Случай не заставил себя долго ждать. Перед самым Новым годом коллектив редакции, в которой работал Вольский, праздновал годовщину выхода первого номера газеты. Корпоративный праздник удался на славу. Слегка подогретый спиртным и оттого порядком осмелевший, Гарик решил сделать «ход конем». Он давно замечал на себе томный, пристальный взгляд главного редактора Тамары Германовны. Будучи интересной, моложавой женщиной, она не выглядела даже на тридцать лет, хотя было ей значительно больше. Но ни ее статус, ни возраст не умалили решительности Вольского, когда, пригласив шефиню на танец, он прошептал ей на ухо все, что некогда читал у самых именитых лириков минувшего столетия. И как он шептал! Лед в сердце женщины таял от обжигающего огня любви и страсти. Как порядочная мать семейства, она, конечно же, немного колебалась.
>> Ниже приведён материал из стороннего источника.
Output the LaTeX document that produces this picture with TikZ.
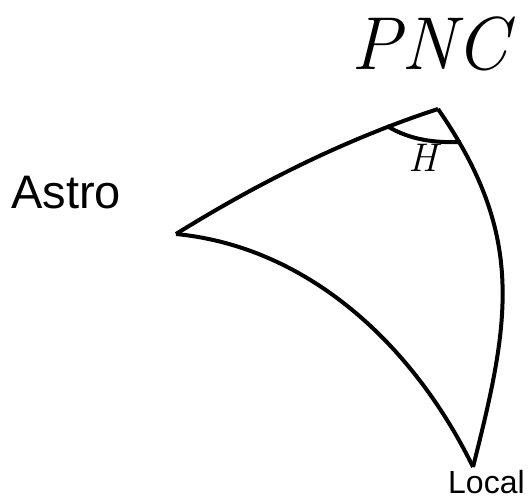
\documentclass[tikz,border=0pt]{standalone}
\usepackage{fontspec}
\newfontfamily\labelfont{Liberation Sans}
\tikzset{
    side/.style={line width=4pt, line join=miter},
    vertexlabel/.style={inner sep=0pt, anchor=base west, font=\labelfont},
}
\begin{document}
\begin{tikzpicture}[x=1pt, y=-1pt]
    \useasboundingbox (0,0) rectangle (528,500);

    % Vertices of the spherical triangle
    \coordinate (pnc) at (438,109);
    \coordinate (astro) at (176,234);
    \coordinate (local) at (473,467);

    % Sides
    \draw[side] (astro) .. controls (258,183) and (346,139) .. (pnc);
    \draw[side] (pnc) .. controls (526,236) and (510,321) .. (local);
    \draw[side] (astro) .. controls (309,247) and (414,346) .. (local);

    % Angle H at the pole
    \coordinate (hstart) at (387,126);
    \coordinate (hend) at (461,142);
    \draw[side] (hstart) .. controls (410,140) and (435,143) .. (hend);
    \node[inner sep=0pt, anchor=base] (hlabel) at (423,172) {\fontsize{40}{44}\selectfont\itshape H};

    % Labels
    \node[inner sep=0pt, anchor=base] (pnclabel) at (430,70) {\fontsize{75}{80}\selectfont\itshape PNC};
    \node[vertexlabel] (astrolabel) at (11,208) {\fontsize{47}{50}\selectfont Astro};
    \node[vertexlabel] (locallabel) at (448,493) {\fontsize{32}{36}\selectfont Local};
\end{tikzpicture}
\end{document}
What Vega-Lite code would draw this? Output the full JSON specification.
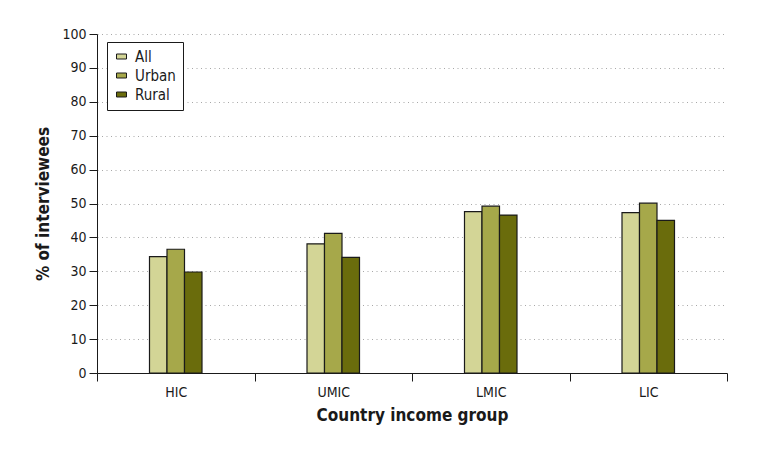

Но когда молодой сотрудник, закрывшись с ней в кабинете, страстно перецеловал все пальцы на ее ногах, сил сопротивляться не осталось.

Через неделю Гарик переехал в новую арендованную квартиру и устроился в просторном кожаном кресле ведущего журналиста отдела культуры. Теперь он не бегал по развалившимся подвалам отечественных архивов и киностудий, а брал интервью у звезд кино и эстрады, часто бывая на гламурных вечеринках украинского бомонда. Вольский ликовал. Изменив статус, он старательно поработал над своим имиджем, став еще более вальяжным и эпатажным. Он отпустил бакенбарды, нацепил очки и научился курить сигары. Ведь теперь он был фаворитом Главной. Да, об этом все знали. Но это ничуть не убавило уважения к нему; наоборот, везде и всегда он был желанным гостем. Казалось, достигнут предел его желаний. Ведь, получая огромное удовольствие от работы, он получал за это и довольно солидные даже по столичным меркам деньги.

Но все течет, все меняется. Постепенно его мечты и желания претерпели некоторую трансформацию, породив в голове много новых, еще более дерзких, поистине наполеоновских планов. Кресло журналиста стало жестковато, арендованная квартира маловата, а ревнивая любовница старовата. К тому же столичная жизнь, полная соблазнов и возможностей, могла дать намного больше. Так он думал. И не только думал, но и работал в этом направлении.